The senatus consultum ultimum remained in use during the civil war. It was used to suppress a revolt for debt relief instigated by Marcus Caelius Rufus and Titus Annius Milo in 48, resulting in both their deaths. It was used again against civil disturbance instigated by Publius Cornelius Dolabella in 47 BC when he seized the Forum in an attempt to force through a law abolishing all debts. Mark Antony, then Caesar's dictatorial lieutenant, led troops to disperse Dolabella's encampment, which resulted in the slaughter of, reportedly, eight hundred citizens. Dolabella, however, survived and was later pardoned by Caesar.

Following Caesar's civil war, the senatus consultum ultimum remained in use for a short time until its last recorded use in 40 BC. (Note: The last use, in 40 BC, was against Quintus Salvius Salvidienus Rufus, whom Octavian induced the senate to condemn, resulting in Salvius' death.) During the short war between the senate and Antony, Antony was possibly targeted by a senatus consultum ultimum in 43 BC which the consuls, Aulus Hirtius and Gaius Vibius Pansa Caetronianus, enforced by marching north and engaging Antony in battle. The consuls marched north with the aid of Octavian, who had been voted imperium pro praetore and directed to join the consuls.

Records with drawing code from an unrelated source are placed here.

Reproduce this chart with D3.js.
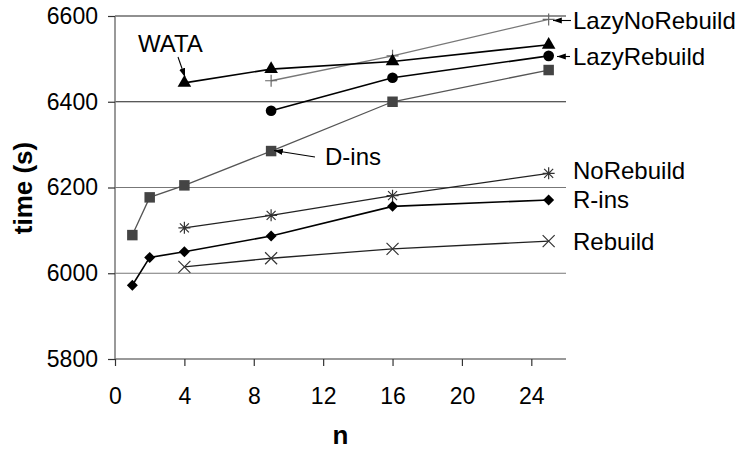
<!DOCTYPE html>
<meta charset="utf-8">
<style>
body { margin: 0; background: #fff; }
svg text { font-family: Arial, "Liberation Sans", sans-serif; fill: #000; }
.tick text { font-size: 23px; }
.lbl { font-size: 24px; }
.title { font-size: 26px; font-weight: bold; }
</style>
<svg width="752" height="450"></svg>
<script src="https://d3js.org/d3.v7.min.js"></script>
<script>
// data
var nWATA = [4, 9, 16, 25],        tWATA = [6444, 6476, 6494, 6533];
var nLazyNo = [9, 16, 25],         tLazyNo = [6449, 6507, 6592];
var nLazyRe = [9, 16, 25],         tLazyRe = [6379, 6456, 6507];
var nDins = [1, 2, 4, 9, 16, 25],  tDins = [6089, 6177, 6205, 6285, 6400, 6474];
var nNoRe = [4, 9, 16, 25],        tNoRe = [6106, 6135, 6181, 6233];
var nRins = [1, 2, 4, 9, 16, 25],  tRins = [5972, 6037, 6050, 6087, 6156, 6171];
var nRe = [4, 9, 16, 25],          tRe = [6015, 6035, 6057, 6075];
var yTicks = [5800, 6000, 6200, 6400, 6600];
var xTicks = [0, 4, 8, 12, 16, 20, 24];

var svg = d3.select("svg");
var plotL = 115, plotR = 566, plotT = 16, plotB = 359;
var x = d3.scaleLinear().domain([0, 26]).range([plotL, plotR]);
var y = d3.scaleLinear().domain([5800, 6600]).range([plotB, plotT]);

// gridlines (upper two dark, lower two grey like the original)
svg.append("g").selectAll("line")
  .data(yTicks.filter(d => d > 5800))
  .join("line")
    .attr("x1", plotL).attr("x2", plotR)
    .attr("y1", d => y(d)).attr("y2", d => y(d))
    .attr("stroke", d => d >= 6400 ? "#222" : "#777")
    .attr("stroke-width", 1.2);

// axes
var yAxis = svg.append("g").attr("transform", "translate(" + plotL + ",0)")
  .call(d3.axisLeft(y).tickValues(yTicks).tickSize(7).tickPadding(10).tickFormat(d3.format("d")));
var xAxis = svg.append("g").attr("transform", "translate(0," + plotB + ")")
  .call(d3.axisBottom(x).tickValues(xTicks).tickSize(7).tickPadding(22).tickFormat(d3.format("d")));
[yAxis, xAxis].forEach(a => {
  a.select(".domain").attr("stroke", "#777").attr("stroke-width", 1.5);
  a.selectAll(".tick line").attr("stroke", "#333").attr("stroke-width", 1.2);
  a.selectAll(".tick text").attr("font-family", null).attr("font-size", null);
});
xAxis.select(".domain").attr("d", "M" + plotL + ",0H" + plotR);
yAxis.select(".domain").attr("d", "M0," + plotB + "V" + plotT);

svg.append("text").attr("class", "title")
  .attr("transform", "translate(32,188) rotate(-90)")
  .attr("text-anchor", "middle").text("time (s)");
svg.append("text").attr("class", "title")
  .attr("x", x(13)).attr("y", 444).attr("text-anchor", "middle").text("n");

// marker shapes
var star = "M-6,0H6M0,-6V6M-4.5,-4.5L4.5,4.5M-4.5,4.5L4.5,-4.5";
var cross = "M-6,-6L6,6M-6,6L6,-6";
var plus = "M-6,0H6M0,-6V6";
var diamond = "M0,-5.5L5.5,0L0,5.5L-5.5,0Z";
var series = [
  {ns: nLazyNo, ts: tLazyNo, line: "#777", w: 1.3, mk: plus, mkStroke: "#666"},
  {ns: nDins,   ts: tDins,   line: "#555", w: 1.3, mk: d3.symbol(d3.symbolSquare, 110)(), mkFill: "#444"},
  {ns: nWATA,   ts: tWATA,   line: "#000", w: 1.6, mk: d3.symbol(d3.symbolTriangle, 80)(), mkFill: "#000"},
  {ns: nLazyRe, ts: tLazyRe, line: "#000", w: 1.6, mk: d3.symbol(d3.symbolCircle, 90)(), mkFill: "#000"},
  {ns: nNoRe,   ts: tNoRe,   line: "#222", w: 1.3, mk: star, mkStroke: "#333"},
  {ns: nRins,   ts: tRins,   line: "#000", w: 1.6, mk: diamond, mkFill: "#000"},
  {ns: nRe,     ts: tRe,     line: "#222", w: 1.3, mk: cross, mkStroke: "#333"}
];
var line = d3.line().x(d => x(d[0])).y(d => y(d[1]));
series.forEach(s => {
  var pts = s.ns.map((n, i) => [n, s.ts[i]]);
  svg.append("path").attr("d", line(pts))
    .attr("fill", "none").attr("stroke", s.line).attr("stroke-width", s.w);
  svg.append("g").selectAll("path").data(pts).join("path")
    .attr("transform", d => "translate(" + x(d[0]) + "," + y(d[1]) + ")")
    .attr("d", s.mk)
    .attr("fill", s.mkFill || "none")
    .attr("stroke", s.mkStroke || "none")
    .attr("stroke-width", 1.2);
});

// labels and arrows
svg.append("defs").append("marker")
  .attr("id", "ah").attr("viewBox", "0 0 10 10").attr("refX", 10).attr("refY", 5)
  .attr("markerWidth", 8).attr("markerHeight", 8).attr("orient", "auto")
  .append("path").attr("d", "M0,1.5L10,5L0,8.5Z").attr("fill", "#000");
var labels = [
  {t: "LazyNoRebuild", x: 573, y: 29},
  {t: "LazyRebuild", x: 573, y: 65},
  {t: "NoRebuild", x: 573, y: 179},
  {t: "R-ins", x: 573, y: 208},
  {t: "Rebuild", x: 573, y: 250},
  {t: "WATA", x: 138, y: 52},
  {t: "D-ins", x: 325, y: 165}
];
svg.append("g").selectAll("text").data(labels).join("text")
  .attr("class", "lbl").attr("x", d => d.x).attr("y", d => d.y).text(d => d.t);
var arrows = [
  [571, 20.5, 553, 20.5],
  [570, 56.5, 557, 56.5],
  [178, 57, 185, 77],
  [315, 157, 274, 150.5]
];
svg.append("g").selectAll("line").data(arrows).join("line")
  .attr("x1", d => d[0]).attr("y1", d => d[1]).attr("x2", d => d[2]).attr("y2", d => d[3])
  .attr("stroke", "#000").attr("stroke-width", 1.1).attr("marker-end", "url(#ah)");
</script>
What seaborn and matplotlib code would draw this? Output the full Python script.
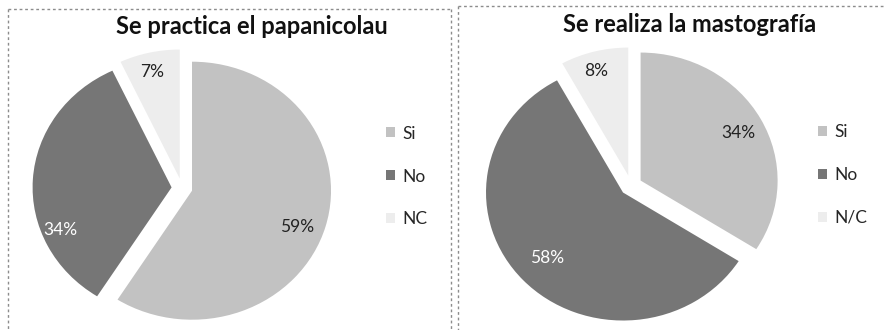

Although victorious, both consuls were killed in the fighting and Octavian demanded the consulship, which the senate refused; in response, he marched on Rome with his army (adduced by defections from the now-leaderless consular armies). Octavian was then targeted by another senatus consultum ultimum which directed the urban praetor – Marcus Caecilius Cornutus – to defend the city, but the remaining forces under the senate quickly defected to Octavian, leading to his irregular election as consul with Quintus Pedius. Whatever the military resources made available to the senate by a senatus consultum ultimum, they were not sufficient to defeat those of the dynasts.

== Impact ==

The senatus consultum ultimum and political violence were both a symptom and a cause of the weakened elite cohesion that contributed to the fall of the republic. Its use from 121 BC onward signalled a loss of elite cohesion, which would have, with its strong cohesion and norms of collective government, precluded such crises in the first place. Perspectives differ as to the extent to which this displayed senatorial weakness: while use of the senate's auctoritas in this manner itself implied its insufficiency to restrain seditious behaviour, targets (like Caesar) argued not against the decree's inherent invailidity, but rather its application to their circumstances, showing his at least ostensible need to respect the traditional political culture which placed the senate at the republic's heart.

Moreover, as Harriet Flower argues, "the decree itself, in tone and in effect, seems to subvert the effectiveness of the existing norms of the very republican government that it purported to uphold", adding that its use against Gaius Gracchus and Flaccus in 121 BC set a dangerous precedent that "suggested violence as the logical and more effective alternative to political engagement, negotiation, and compromise within the parameters set by existing political norms".

Some scholars who believe in the factionalist interpretation of Roman politics between populares and optimates also frame the decree in terms of the ostensible struggle between the two factions and in terms of an attempt to disguise core sociopolitical disputes as legal arcana. Attempts by older scholarship to paint the so-called populares as opponents of the decree's use, or of the death penalty, are widely rejected as being inconsistent with the evidence of acceptance and use of the decree across the political spectrum. By the post-Sullan period, the use of the decree was both normalised and accepted: Caesar accepted its legality (although he denied its suitability in his situation), as did the late republican historian Sallust.